Rohden turned to fixing guitars after taking a Fender Stratocaster to a Dallas shop for repair. He wasn’t satisfied with the results.

“I was expecting more. Maybe I expected it to play itself,” he said. “I always had an aptitude for using my hands, so I started replacing pickups.” He kept making changes until the guitar played to his satisfaction. He also kept on tearing apart and rebuilding his own guitars, then did repair work for retail guitar shops.

He also discovered the late Dave Plummer, an almost legendary Greater Des Moines guitar builder or luthier who had been building guitars since the 1950s.

In 1995, Plummer wanted someone to take on his repair business so he could focus on building guitars. He took on Rohden for a two-year apprenticeship.

“The first thing he did was hand me a jigsaw and tell me to cut the (damaged) top off a Martin D-28 (a pricey and prestigious acoustic guitar). I thought he was kidding. I distinctly remember cutting the top off,” Rohden said.

He would work all day selling and repairing guitars (he doesn’t like sales) at a local shop, then he would work until 2 a.m. for Plummer. Eventually, he bought the repair side of Plummer’s business and went out on his own, repairing guitars in his garage.

Thelen’s introduction to guitar repair came as a teenager when he would buy “pawn shop beauties” and work on them. He also dabbled with the reconstruction of violins. In 1998, he graduated from a fretted instrument repair and construction program in Red Wing, Minn., and worked at shops in New England and the Midwest.

He returned to Greater Des Moines at Plummer’s request. He worked for Plummer, did some work for Rohden and had a full-time job at The Woodsmith Store in Clive.

“It was always financially tough at Plummer’s shop,” Thelen said.

The partnership with Rohden isn’t making either man rich, but it has been financially stable.

After a lull at the start of the Great Recession in 2008, business has boomed, with growth averaging about 7 percent a year.

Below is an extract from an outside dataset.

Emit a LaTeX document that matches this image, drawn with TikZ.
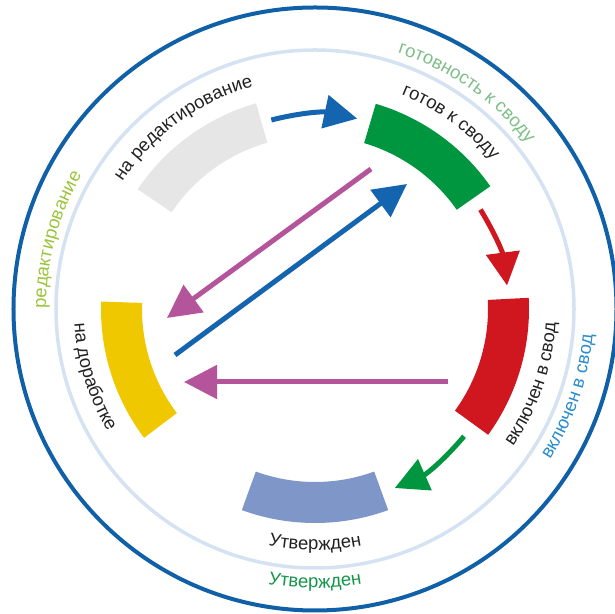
\documentclass[tikz,border=0pt]{standalone}
\usepackage{fontspec}
\setmainfont{Liberation Sans}
\usetikzlibrary{arrows.meta,decorations.text}

\definecolor{ringblue}{RGB}{16,96,168}
\definecolor{ringlight}{RGB}{212,226,242}
\definecolor{bandgray}{RGB}{230,230,230}
\definecolor{bandgreen}{RGB}{0,150,64}
\definecolor{bandred}{RGB}{208,22,31}
\definecolor{bandyellow}{RGB}{240,200,0}
\definecolor{bandslate}{RGB}{126,150,200}
\definecolor{arrmagenta}{RGB}{180,84,154}
\definecolor{arrblue}{RGB}{20,100,176}
\definecolor{txtdark}{RGB}{34,34,34}
\definecolor{txtlime}{RGB}{156,196,60}
\definecolor{txtmint}{RGB}{125,190,135}
\definecolor{txtsky}{RGB}{40,140,205}
\definecolor{txtgreen}{RGB}{20,150,74}

\begin{document}
\begin{tikzpicture}[
    arr/.style={-{Triangle[length=0.66cm,width=0.66cm]}, line width=0.1cm},
    arctext/.style 2 args={decorate, decoration={text along path, text align=center, text color=#1, text={|\fontsize{10.5}{12}\selectfont|#2}}}
]
\useasboundingbox (-6.30,-6.10) rectangle (6.00,6.18);

% rings
\draw[ringblue, line width=0.08cm] (0,0) circle (6.03);
\draw[ringlight, line width=0.07cm] (0,0) circle (5.18);

% status bands
\fill[bandgray] (106:3.46) arc[start angle=106, end angle=146, radius=3.46] -- (146:4.28) arc[start angle=146, end angle=106, radius=4.28] -- cycle;
\fill[bandgreen] (35:3.46) arc[start angle=35, end angle=73.5, radius=3.46] -- (73.5:4.28) arc[start angle=73.5, end angle=35, radius=4.28] -- cycle;
\fill[bandred] (-36:3.46) arc[start angle=-36, end angle=3, radius=3.46] -- (3:4.28) arc[start angle=3, end angle=-36, radius=4.28] -- cycle;
\fill[bandslate] (250:3.46) arc[start angle=250, end angle=290, radius=3.46] -- (290:4.28) arc[start angle=290, end angle=250, radius=4.28] -- cycle;
\fill[bandyellow] (178:3.46) arc[start angle=178, end angle=217, radius=3.46] -- (217:4.28) arc[start angle=217, end angle=178, radius=4.28] -- cycle;

% inner labels
\path[arctext={txtdark}{на редактирование}] (166:4.62) arc[start angle=166, end angle=86, radius=4.62];
\path[arctext={txtdark}{готов к своду}] (94:4.62) arc[start angle=94, end angle=14, radius=4.62];
\path[arctext={txtdark}{включен в свод}] (-59:4.82) arc[start angle=-59, end angle=21, radius=4.82];
\path[arctext={txtdark}{Утвержден}] (230:4.82) arc[start angle=230, end angle=310, radius=4.82];
\path[arctext={txtdark}{на доработке}] (157:4.82) arc[start angle=157, end angle=237, radius=4.82];

% outer labels
\path[arctext={txtlime}{редактирование}] (200:5.38) arc[start angle=200, end angle=130, radius=5.38];
\path[arctext={txtmint}{готовность к своду}] (90:5.38) arc[start angle=90, end angle=20, radius=5.38];
\path[arctext={txtsky}{включен в свод}] (-54:5.58) arc[start angle=-54, end angle=16, radius=5.58];
\path[arctext={txtgreen}{Утвержден}] (235:5.58) arc[start angle=235, end angle=305, radius=5.58];

% arrow ends
\coordinate (edit-out) at (103:3.88);
\coordinate (ready-in) at (77.5:3.90);
\coordinate (ready-out) at (31:3.86);
\coordinate (incl-in) at (7:3.87);
\coordinate (incl-out) at (-40.5:3.92);
\coordinate (appr-in) at (-66:3.92);
\coordinate (ready-back) at (1.12,2.80);
\coordinate (rework-top) at (-2.96,-0.18);
\coordinate (rework-out) at (-2.80,-0.92);
\coordinate (ready-low) at (1.84,2.50);
\coordinate (incl-back) at (2.66,-1.46);
\coordinate (rework-low) at (-2.62,-1.46);

\draw[arr, arrblue] (edit-out) to[bend left=13] (ready-in);
\draw[arr, bandred] (ready-out) to[bend left=12] (incl-in);
\draw[arr, bandgreen] (incl-out) to[bend left=13] (appr-in);
\draw[arr, arrmagenta] (ready-back) -- (rework-top);
\draw[arr, arrblue] (rework-out) -- (ready-low);
\draw[arr, arrmagenta] (incl-back) -- (rework-low);
\end{tikzpicture}
\end{document}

The partners prefer to have a backlog of about 60 repair jobs at any given time, but in recent months that has grown to 100 or more, with some work, such as resetting a neck and replacing frets and a bridge, on a three-week backlog.

The Lutherie Shop does not advertise. Its business is built by word of mouth, and the word has spread to shops in Chicago, Minneapolis and Kansas City, to name a few Midwestern cities where guitar stores send instruments to Des Moines for repair.

Rohden and Thelen focus on guitars, mandolins and dobros. They rebuild and refinish. After Thelen took a class on applying a special finish used on Taylor guitars, The Lutherie Shop became one of a handful of businesses authorized by the Texas company to do such work.

The work ranges from repairs on vintage, high-value instruments to less expensive instruments that customers want upgraded.

Rohden and Thelen will replace strings, tighten a screw or cut the top off a rare acoustic.

“There’s virtually nothing we can’t do to a guitar,” Thelen said.